Task statement -
Any pictures in the records below must be left out when you repeat the lines from the line containing "Recreate this image as a web" through the line containing "const endDate = new Date(2025, 0, 1);" exactly.
## start Available data
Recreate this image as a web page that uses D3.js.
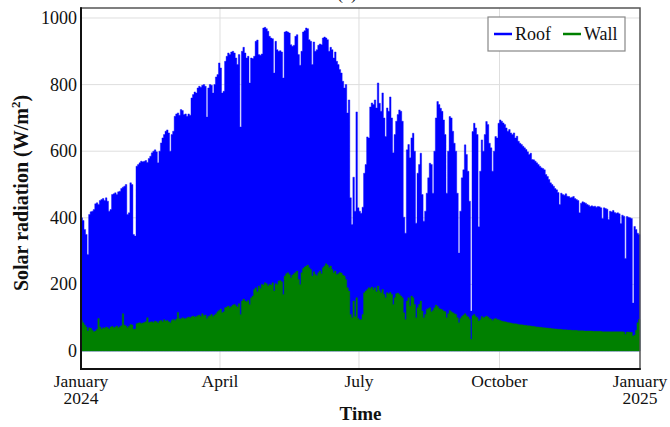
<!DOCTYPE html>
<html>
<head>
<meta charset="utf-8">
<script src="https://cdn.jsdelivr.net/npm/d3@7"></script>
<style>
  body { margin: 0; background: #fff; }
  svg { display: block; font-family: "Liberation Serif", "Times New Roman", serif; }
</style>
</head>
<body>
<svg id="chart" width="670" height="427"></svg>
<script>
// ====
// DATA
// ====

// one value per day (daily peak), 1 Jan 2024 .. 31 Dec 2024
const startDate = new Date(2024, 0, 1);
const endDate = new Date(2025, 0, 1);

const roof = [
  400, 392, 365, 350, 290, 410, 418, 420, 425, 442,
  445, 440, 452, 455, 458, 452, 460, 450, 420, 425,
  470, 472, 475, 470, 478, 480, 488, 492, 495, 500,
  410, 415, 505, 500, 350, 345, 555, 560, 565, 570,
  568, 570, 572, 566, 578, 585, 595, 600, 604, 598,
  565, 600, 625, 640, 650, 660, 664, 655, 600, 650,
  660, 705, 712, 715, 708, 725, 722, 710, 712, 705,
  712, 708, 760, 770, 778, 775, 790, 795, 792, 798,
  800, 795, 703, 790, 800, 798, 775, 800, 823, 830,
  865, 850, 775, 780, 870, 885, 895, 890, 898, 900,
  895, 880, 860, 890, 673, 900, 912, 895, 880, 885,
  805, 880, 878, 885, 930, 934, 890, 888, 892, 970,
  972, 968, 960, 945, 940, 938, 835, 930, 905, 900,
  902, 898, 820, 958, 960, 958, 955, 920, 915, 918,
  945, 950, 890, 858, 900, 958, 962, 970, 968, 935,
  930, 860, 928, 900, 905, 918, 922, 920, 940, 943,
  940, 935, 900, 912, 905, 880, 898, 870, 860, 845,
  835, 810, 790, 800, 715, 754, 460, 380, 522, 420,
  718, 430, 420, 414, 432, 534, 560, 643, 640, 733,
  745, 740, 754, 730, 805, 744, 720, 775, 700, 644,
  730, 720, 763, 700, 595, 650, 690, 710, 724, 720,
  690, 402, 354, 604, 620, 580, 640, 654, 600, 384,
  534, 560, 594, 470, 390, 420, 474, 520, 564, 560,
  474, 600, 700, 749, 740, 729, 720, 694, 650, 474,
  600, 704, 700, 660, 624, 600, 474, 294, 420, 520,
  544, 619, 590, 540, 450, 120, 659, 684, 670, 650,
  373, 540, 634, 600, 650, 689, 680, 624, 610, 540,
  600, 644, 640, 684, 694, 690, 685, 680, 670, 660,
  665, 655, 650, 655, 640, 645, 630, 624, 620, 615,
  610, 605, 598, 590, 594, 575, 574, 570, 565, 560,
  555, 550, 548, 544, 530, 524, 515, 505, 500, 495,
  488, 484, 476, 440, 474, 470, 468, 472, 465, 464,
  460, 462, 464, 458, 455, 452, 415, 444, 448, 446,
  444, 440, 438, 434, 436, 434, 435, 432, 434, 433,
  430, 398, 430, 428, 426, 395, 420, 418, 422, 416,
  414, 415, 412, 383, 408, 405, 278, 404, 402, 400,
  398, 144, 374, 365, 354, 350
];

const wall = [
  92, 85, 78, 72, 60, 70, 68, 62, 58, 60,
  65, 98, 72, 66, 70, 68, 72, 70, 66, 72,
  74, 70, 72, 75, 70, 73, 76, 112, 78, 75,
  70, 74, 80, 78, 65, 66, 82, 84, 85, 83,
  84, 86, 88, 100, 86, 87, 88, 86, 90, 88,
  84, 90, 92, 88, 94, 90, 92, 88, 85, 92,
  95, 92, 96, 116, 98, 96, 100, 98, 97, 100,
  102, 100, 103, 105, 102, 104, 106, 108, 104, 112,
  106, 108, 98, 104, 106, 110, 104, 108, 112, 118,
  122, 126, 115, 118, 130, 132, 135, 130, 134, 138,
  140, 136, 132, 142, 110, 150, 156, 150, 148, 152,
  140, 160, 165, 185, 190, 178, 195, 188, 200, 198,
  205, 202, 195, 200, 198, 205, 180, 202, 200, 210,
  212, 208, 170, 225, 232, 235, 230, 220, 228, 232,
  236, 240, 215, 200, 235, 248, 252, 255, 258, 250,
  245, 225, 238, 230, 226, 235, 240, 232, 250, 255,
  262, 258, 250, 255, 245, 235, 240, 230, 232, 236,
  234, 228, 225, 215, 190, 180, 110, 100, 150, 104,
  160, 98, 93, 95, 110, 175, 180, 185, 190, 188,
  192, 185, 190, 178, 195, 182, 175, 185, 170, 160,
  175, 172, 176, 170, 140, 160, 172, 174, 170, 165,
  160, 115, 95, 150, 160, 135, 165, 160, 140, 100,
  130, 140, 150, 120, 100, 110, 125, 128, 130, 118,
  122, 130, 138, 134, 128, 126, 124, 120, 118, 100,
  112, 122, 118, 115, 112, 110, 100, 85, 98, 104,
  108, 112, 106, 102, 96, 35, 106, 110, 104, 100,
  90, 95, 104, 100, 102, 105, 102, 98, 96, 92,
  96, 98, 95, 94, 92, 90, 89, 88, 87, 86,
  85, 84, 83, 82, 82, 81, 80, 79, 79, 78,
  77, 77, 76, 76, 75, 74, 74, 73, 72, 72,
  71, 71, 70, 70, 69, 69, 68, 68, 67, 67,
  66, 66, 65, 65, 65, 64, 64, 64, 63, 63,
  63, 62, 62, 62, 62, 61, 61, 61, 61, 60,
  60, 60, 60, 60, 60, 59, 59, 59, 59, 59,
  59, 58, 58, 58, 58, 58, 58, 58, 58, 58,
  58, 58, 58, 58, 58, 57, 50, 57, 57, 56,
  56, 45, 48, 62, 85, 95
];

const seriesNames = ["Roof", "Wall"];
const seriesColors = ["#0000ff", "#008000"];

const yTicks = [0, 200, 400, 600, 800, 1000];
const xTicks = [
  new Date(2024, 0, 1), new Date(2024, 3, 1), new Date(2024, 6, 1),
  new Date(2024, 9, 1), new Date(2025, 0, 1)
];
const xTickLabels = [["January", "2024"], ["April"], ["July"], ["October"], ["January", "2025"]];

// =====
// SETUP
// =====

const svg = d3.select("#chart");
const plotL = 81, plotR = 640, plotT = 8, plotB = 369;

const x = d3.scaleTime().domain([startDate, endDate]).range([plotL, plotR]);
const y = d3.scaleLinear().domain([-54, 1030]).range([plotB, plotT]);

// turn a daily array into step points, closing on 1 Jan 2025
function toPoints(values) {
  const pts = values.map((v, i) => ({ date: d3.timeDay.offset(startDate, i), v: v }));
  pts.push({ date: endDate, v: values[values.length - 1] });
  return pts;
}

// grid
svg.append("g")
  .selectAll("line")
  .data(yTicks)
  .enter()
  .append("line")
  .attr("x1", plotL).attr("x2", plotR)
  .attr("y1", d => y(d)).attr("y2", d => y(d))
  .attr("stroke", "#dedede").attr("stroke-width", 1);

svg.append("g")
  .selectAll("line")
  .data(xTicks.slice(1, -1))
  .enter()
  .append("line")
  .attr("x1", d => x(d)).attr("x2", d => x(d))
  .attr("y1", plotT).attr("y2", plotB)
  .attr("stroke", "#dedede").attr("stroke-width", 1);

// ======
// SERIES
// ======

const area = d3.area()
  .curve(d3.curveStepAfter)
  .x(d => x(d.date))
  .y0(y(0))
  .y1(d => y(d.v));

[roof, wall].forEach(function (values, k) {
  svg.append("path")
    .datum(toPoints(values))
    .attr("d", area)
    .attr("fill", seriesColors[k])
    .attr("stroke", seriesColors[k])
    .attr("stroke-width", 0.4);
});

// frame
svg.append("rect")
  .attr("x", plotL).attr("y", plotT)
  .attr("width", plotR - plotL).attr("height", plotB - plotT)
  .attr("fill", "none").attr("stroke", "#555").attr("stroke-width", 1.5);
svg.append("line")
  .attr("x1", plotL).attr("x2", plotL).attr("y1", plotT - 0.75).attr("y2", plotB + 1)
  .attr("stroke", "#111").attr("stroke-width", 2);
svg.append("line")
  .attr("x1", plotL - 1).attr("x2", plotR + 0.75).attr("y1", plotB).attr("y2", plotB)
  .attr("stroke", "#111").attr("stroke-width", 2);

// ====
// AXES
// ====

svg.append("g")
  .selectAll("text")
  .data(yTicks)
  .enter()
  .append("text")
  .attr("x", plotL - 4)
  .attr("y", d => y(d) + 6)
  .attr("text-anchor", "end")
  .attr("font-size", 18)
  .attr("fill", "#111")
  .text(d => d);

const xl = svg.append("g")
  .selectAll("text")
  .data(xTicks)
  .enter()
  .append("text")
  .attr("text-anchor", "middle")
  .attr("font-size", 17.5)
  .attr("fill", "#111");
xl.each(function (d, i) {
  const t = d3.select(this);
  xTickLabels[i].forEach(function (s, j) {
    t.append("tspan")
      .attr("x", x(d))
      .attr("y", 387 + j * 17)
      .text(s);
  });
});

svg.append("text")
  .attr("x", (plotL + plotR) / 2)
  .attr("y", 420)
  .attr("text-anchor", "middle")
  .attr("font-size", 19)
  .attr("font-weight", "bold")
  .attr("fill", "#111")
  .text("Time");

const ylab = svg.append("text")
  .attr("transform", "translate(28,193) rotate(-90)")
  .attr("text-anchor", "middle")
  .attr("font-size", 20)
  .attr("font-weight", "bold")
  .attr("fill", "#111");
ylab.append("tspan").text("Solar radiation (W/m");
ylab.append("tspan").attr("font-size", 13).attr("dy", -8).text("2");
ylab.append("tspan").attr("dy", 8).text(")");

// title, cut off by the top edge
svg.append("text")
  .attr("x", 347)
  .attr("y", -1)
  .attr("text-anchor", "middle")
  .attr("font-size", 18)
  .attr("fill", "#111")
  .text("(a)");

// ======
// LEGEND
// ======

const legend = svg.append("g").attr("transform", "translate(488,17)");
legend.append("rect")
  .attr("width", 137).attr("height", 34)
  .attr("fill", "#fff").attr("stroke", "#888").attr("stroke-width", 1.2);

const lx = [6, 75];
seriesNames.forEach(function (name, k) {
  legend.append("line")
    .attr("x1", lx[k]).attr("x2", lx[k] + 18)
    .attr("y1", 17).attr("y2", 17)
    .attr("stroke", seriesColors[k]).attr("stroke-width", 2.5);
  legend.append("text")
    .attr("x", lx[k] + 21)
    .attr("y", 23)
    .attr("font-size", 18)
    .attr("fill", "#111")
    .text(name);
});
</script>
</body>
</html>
## end Available data
## start Available data
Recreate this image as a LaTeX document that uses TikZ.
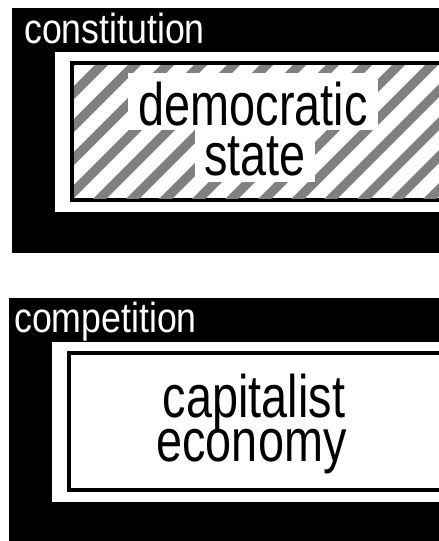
## end Available data
Task result -
Recreate this image as a web page that uses D3.js.
<!DOCTYPE html>
<html>
<head>
<meta charset="utf-8">
<script src="https://cdn.jsdelivr.net/npm/d3@7"></script>
<style>
  body { margin: 0; background: #fff; }
  svg { display: block; font-family: "Liberation Serif", "Times New Roman", serif; }
</style>
</head>
<body>
<svg id="chart" width="670" height="427"></svg>
<script>
// ====
// DATA
// ====

// one value per day (daily peak), 1 Jan 2024 .. 31 Dec 2024
const startDate = new Date(2024, 0, 1);
const endDate = new Date(2025, 0, 1);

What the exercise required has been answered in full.